何しろ本当に素晴らしい方々であるのは、そのお名前をご覧になっていただければご理解願えると思います。ですからどなたかに絞るというのはなかなか難しく、それぞれに良さがあります。その中であえて何人かを挙げるとすれば、思いつくままに書きますと、二階堂ふみさんが、人の中庸さについて「グレー」という表現を使われているのは、自分も同じ思いを本文に書いていますのでとても共感しています。松嶋菜々子さんが、「筋が通っていること」を美しさの条件にあげているのもとても納得が行きます。さまざまな条件や利害が錯綜する社会にあって、そこに惑わされずに筋を通すことには強い信念や意志がいるからです。

長谷川博己さんの語られた、失われつつある「日本」の価値観や基準を重んじたい、という思いについてとても共感します。松たか子さんが、「美しさは誰にも備わっていて、それを出す覚悟があるかを問われる」とおっしゃっていますが、これもその通りだと感じます。古田新太さんとは多くの作品をご一緒しているのですけれども、実は共感が強すぎて、逆に照れ臭くてあまりじかに喋っていないという思いがあります。快くインタビューをお受けになっていただいて、個人的には大変面白く読ませていただきました。「人に迷惑をかけないのが美しい」とは本当にそうなんですけども、なかなか出てこない言葉だと思いました。

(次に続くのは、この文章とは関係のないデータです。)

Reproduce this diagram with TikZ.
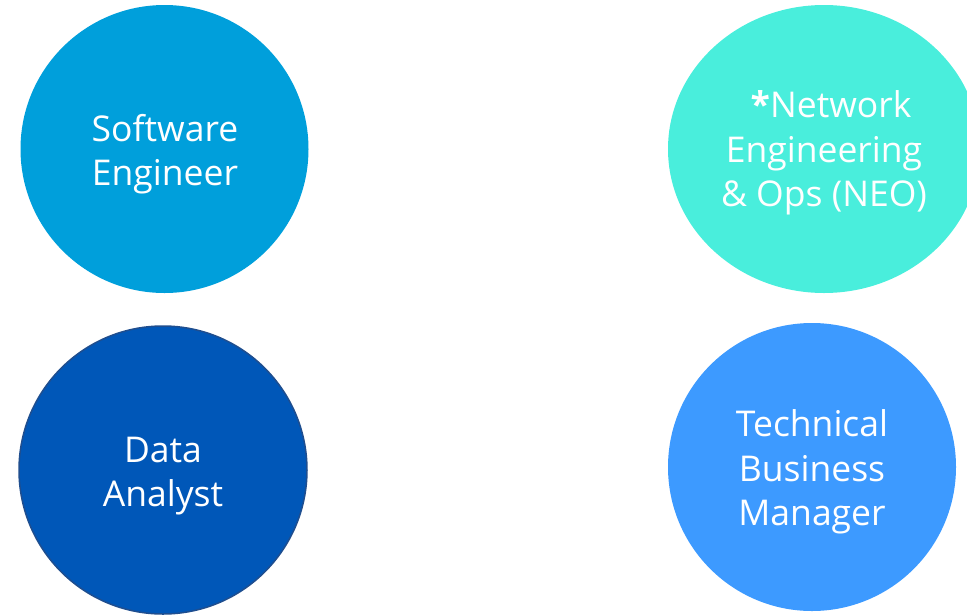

まだまだ書ききれないのですが、大友啓史監督や庵野秀明監督の言葉は、なるほど、そういう視点で見ているのだなあと感心しましたし、世界的な振付家であるシディ・ラルビ・シェルカウイさんがおっしゃられている「ユーモア」の大切さなどもその通りだと思います。切羽詰まった時ほど人格が試されますから、その局面をユーモアで緩和させられる寛容さは美しい、ということでしょうか。最後に対談をさせていただいた福山雅治さんとの内容も気に入っております。「人の美しさ」の一般論について、仕事中に話し合うということはほとんどありませんから、今回の機会は非常に稀だと感じていました。そしてこの対談内容は、決して長いやり取りではありませんが、心に染み入る、納得のいく内容だと、私自身は感謝しております。

― 一般読者(ユーザー)には、特にどんな点が役立つ内容でしょうか。

とても厚い本ですので、「どのような人が美しいのか」という考え方や方法について、多くの面を網羅しています。逆に言えば、(すべてが当てはまっていなくとも、何かは思い当たる)あるいは、(これは理解できなくても、ここはわかる)という読み方ができるでしょう。また、(パッと開いたところを読む)こともできます。どのようなやり方をしても、「必ず美しさについて書かれている」ので、ゆっくりと「美の考え」に触れることで、読者が自然と美しくなるだろうと思います。

柘植伊佐夫氏の夢を叶える秘訣

― モデルプレス読者の中には夢を追いかけている方もたくさんいます。そういった読者に向けて「夢を叶える秘訣」を教えてください。

「夢を叶える秘訣」は、「夢が叶うまでやり続ける」ことに尽きるのではないでしょうか。美しくなることを例にとれば、「美しさとは容姿の美醜を指しているのではない」ことを理解することが大切です。では、人の美しさとはどのようなことなのでしょう。それは、その人それぞれの、「自分だけの物語を生き抜く」という姿勢によって得られます。だからこそ、美人とは誰一人として同じあり方ではなく、皆それぞれの美しさを放つのです。「物語」とは見方を変えれば「夢への道」でもあります。その夢を叶えるためには、決してあきらめない。それを貫く人が美人です。